Repeat exactly and only the lines from the line containing "Convert this chart to matplotlib code." through the line containing "plt.rcParams['font.family'] = ['Lato', 'DejaVu", both included.

** start of Material provided **

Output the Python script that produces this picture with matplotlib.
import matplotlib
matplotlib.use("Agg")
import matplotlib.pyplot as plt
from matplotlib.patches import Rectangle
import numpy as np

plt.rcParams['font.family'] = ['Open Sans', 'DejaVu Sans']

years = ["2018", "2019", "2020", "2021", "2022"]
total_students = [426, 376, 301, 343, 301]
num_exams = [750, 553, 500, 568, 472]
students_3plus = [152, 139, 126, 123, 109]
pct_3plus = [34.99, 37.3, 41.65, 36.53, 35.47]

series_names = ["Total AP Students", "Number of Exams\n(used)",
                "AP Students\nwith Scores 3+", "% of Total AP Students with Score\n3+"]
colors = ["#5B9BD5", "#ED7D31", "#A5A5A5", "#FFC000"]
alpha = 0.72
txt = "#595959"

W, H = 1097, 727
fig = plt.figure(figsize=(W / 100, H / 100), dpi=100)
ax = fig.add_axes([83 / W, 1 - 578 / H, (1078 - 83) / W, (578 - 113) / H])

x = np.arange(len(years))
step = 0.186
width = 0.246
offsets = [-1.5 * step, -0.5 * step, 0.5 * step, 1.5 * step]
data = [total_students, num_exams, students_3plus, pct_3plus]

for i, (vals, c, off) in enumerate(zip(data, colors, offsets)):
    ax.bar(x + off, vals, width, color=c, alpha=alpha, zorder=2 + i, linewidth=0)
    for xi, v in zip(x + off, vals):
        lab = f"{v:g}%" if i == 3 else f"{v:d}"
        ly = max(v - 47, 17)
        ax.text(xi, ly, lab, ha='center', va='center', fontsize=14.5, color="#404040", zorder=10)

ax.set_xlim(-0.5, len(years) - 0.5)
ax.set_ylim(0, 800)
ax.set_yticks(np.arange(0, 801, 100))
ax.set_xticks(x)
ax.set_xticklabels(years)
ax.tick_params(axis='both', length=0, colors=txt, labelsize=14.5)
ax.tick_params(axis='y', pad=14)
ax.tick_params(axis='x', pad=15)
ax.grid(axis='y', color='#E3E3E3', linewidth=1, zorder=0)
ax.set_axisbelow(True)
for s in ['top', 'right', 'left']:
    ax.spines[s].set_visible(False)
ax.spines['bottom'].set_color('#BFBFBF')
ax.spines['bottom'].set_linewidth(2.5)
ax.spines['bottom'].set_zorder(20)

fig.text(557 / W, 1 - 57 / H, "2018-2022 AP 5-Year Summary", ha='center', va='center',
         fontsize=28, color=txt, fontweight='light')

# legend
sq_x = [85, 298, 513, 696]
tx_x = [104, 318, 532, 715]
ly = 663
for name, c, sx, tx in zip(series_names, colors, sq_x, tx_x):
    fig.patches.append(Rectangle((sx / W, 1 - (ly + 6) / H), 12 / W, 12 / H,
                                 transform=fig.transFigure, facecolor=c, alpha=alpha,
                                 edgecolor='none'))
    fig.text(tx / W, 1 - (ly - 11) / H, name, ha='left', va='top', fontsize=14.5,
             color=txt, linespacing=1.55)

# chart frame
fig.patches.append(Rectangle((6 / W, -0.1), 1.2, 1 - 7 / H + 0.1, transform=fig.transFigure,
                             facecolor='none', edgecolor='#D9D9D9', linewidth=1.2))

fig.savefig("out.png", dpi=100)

** end of Material provided **
** start of Material provided **

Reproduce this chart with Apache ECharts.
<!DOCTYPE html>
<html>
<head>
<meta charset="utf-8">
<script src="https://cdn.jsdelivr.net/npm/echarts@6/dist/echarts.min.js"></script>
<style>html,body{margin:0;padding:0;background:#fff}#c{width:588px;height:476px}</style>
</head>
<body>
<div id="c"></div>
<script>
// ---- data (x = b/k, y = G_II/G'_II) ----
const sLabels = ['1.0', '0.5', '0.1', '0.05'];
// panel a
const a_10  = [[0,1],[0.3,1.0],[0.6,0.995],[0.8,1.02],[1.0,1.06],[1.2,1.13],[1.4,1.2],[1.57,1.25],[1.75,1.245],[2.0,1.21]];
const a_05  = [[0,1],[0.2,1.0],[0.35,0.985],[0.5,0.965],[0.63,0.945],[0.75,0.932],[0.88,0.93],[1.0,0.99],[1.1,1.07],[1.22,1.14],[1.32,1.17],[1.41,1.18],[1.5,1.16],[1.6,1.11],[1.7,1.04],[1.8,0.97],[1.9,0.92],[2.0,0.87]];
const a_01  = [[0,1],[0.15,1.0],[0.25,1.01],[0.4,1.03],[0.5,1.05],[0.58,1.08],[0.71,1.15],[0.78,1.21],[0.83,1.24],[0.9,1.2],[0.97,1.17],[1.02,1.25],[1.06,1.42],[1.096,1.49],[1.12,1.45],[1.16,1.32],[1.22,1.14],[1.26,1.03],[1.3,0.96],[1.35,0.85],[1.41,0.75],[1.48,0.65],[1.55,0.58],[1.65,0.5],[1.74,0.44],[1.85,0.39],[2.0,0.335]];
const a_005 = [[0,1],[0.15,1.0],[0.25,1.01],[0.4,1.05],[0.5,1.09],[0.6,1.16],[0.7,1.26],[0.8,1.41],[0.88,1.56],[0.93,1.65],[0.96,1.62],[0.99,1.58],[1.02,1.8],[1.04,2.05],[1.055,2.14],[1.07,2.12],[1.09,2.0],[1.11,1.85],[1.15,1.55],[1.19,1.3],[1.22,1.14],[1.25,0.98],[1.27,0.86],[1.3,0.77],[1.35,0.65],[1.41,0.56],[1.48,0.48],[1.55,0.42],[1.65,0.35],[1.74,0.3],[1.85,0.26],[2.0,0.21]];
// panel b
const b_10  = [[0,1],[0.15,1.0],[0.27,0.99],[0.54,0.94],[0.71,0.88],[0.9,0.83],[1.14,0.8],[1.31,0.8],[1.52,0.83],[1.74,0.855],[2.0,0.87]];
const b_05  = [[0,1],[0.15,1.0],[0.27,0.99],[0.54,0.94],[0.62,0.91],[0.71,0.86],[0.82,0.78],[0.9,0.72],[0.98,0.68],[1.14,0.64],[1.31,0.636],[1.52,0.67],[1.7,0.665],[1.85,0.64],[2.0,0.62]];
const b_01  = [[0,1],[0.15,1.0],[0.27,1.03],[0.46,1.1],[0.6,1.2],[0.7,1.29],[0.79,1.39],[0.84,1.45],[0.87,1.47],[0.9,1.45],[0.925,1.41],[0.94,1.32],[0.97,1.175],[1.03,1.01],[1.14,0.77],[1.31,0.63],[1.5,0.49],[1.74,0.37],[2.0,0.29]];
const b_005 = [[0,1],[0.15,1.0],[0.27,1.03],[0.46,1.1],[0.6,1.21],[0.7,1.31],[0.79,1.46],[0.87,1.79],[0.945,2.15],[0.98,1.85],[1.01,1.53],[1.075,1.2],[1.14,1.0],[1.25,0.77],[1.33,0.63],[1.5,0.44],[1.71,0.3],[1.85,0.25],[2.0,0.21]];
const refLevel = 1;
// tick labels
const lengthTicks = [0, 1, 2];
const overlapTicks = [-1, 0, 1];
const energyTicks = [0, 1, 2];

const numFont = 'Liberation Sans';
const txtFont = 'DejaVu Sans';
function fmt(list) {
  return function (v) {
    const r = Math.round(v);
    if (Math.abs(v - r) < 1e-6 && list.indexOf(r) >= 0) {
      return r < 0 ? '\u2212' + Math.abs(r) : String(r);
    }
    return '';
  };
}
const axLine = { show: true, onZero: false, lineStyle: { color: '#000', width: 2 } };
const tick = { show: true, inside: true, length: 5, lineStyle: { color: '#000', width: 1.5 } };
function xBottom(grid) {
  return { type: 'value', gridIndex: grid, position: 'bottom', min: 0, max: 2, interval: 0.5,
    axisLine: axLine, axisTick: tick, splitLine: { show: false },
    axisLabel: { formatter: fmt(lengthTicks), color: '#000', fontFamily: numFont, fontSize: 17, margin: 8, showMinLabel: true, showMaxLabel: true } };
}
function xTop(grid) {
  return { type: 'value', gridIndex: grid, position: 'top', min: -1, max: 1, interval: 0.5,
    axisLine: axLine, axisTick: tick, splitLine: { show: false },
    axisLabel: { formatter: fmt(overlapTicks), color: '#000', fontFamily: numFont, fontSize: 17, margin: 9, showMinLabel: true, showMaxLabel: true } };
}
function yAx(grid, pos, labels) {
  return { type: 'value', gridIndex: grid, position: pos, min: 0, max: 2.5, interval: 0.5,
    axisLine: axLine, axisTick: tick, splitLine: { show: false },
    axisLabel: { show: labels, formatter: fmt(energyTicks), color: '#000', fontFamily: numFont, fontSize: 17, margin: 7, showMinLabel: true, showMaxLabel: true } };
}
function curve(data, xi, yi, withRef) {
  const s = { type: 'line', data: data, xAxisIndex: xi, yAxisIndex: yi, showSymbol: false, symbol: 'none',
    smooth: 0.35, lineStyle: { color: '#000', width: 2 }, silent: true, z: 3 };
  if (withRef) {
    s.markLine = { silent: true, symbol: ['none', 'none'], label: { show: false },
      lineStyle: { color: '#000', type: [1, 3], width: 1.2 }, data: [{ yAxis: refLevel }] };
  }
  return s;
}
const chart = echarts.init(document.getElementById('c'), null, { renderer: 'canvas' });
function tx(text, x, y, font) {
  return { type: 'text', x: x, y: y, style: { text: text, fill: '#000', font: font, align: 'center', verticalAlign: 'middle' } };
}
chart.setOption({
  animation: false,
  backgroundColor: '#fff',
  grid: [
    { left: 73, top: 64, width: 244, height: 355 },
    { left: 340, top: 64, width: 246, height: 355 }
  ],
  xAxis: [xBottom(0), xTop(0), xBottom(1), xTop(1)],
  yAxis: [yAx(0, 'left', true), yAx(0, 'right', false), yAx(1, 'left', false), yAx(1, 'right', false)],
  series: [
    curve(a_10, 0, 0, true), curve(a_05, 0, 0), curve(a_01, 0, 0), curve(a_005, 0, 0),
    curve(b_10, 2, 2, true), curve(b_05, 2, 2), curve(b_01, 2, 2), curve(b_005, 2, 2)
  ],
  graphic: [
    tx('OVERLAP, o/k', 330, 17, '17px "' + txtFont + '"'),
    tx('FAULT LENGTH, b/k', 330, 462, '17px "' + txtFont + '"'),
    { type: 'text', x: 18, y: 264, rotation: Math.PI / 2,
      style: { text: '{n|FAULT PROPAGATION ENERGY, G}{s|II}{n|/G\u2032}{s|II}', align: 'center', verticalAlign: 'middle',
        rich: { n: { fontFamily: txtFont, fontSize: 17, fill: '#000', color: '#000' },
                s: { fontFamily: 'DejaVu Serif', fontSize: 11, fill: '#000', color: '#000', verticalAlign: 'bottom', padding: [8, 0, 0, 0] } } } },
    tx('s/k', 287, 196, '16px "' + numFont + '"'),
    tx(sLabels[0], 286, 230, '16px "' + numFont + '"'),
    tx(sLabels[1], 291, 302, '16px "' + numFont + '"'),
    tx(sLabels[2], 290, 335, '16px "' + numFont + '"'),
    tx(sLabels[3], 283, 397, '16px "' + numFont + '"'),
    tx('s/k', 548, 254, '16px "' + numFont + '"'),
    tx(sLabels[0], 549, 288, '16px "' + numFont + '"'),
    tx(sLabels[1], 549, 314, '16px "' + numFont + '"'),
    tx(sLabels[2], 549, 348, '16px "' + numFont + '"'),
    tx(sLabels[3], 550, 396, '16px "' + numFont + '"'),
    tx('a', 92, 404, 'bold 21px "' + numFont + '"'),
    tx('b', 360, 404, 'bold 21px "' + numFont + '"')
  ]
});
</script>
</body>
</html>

** end of Material provided **
** start of Material provided **

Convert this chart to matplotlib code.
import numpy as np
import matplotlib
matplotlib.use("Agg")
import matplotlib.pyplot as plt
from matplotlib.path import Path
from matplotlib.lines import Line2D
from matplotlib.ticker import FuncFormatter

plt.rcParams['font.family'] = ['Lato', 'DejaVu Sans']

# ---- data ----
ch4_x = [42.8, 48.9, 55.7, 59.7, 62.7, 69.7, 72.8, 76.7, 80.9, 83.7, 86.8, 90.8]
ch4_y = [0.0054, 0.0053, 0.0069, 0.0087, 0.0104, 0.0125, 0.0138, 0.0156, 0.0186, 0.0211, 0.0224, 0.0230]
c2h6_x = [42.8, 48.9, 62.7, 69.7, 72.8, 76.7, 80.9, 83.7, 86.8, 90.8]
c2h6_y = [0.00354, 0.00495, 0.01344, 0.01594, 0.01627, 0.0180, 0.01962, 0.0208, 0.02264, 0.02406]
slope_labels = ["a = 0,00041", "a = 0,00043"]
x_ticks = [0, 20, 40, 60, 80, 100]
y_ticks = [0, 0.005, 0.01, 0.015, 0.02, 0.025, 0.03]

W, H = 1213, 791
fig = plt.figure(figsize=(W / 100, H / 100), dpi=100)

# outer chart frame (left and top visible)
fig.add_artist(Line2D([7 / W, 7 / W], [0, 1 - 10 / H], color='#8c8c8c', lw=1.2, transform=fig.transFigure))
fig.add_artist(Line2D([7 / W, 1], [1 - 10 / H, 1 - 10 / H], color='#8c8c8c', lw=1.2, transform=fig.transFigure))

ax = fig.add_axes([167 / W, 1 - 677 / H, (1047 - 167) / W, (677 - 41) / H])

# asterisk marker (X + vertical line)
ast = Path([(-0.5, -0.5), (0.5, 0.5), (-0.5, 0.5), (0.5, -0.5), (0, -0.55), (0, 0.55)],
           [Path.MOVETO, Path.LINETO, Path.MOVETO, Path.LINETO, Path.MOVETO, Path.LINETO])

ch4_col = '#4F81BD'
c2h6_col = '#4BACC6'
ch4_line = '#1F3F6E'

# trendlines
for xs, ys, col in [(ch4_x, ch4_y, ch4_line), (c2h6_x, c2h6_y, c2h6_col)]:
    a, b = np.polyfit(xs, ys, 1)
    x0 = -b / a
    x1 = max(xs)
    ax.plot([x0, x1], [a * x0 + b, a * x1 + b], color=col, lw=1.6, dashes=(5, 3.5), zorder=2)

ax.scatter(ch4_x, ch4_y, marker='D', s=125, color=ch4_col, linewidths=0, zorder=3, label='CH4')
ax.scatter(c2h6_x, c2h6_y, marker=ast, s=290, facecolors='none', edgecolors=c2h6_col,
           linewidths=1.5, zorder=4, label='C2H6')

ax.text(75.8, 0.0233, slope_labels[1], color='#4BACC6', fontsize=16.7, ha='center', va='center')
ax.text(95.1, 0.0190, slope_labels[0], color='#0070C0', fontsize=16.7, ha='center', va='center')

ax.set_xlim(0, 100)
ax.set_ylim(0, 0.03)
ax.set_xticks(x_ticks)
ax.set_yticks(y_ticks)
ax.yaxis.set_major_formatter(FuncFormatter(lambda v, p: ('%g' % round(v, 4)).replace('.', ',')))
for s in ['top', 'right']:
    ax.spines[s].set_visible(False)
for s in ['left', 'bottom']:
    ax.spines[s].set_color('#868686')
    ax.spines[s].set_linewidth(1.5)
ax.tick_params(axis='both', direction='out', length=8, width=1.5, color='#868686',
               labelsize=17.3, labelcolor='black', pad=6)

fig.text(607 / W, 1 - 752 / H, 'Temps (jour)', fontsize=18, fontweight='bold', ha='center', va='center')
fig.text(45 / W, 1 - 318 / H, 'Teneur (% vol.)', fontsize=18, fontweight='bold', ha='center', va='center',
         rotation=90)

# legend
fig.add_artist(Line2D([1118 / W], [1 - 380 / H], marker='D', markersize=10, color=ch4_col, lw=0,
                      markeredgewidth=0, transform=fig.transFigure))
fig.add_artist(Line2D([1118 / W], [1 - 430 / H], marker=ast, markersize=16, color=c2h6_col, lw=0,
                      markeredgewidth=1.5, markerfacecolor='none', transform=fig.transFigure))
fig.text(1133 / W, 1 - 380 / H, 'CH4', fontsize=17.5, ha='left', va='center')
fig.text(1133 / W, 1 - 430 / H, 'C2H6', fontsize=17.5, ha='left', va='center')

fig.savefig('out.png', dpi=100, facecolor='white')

** end of Material provided **

Answer to this exercise:
Convert this chart to matplotlib code.
import numpy as np
import matplotlib
matplotlib.use("Agg")
import matplotlib.pyplot as plt
from matplotlib.path import Path
from matplotlib.lines import Line2D
from matplotlib.ticker import FuncFormatter

plt.rcParams['font.family'] = ['Lato', 'DejaVu Sans']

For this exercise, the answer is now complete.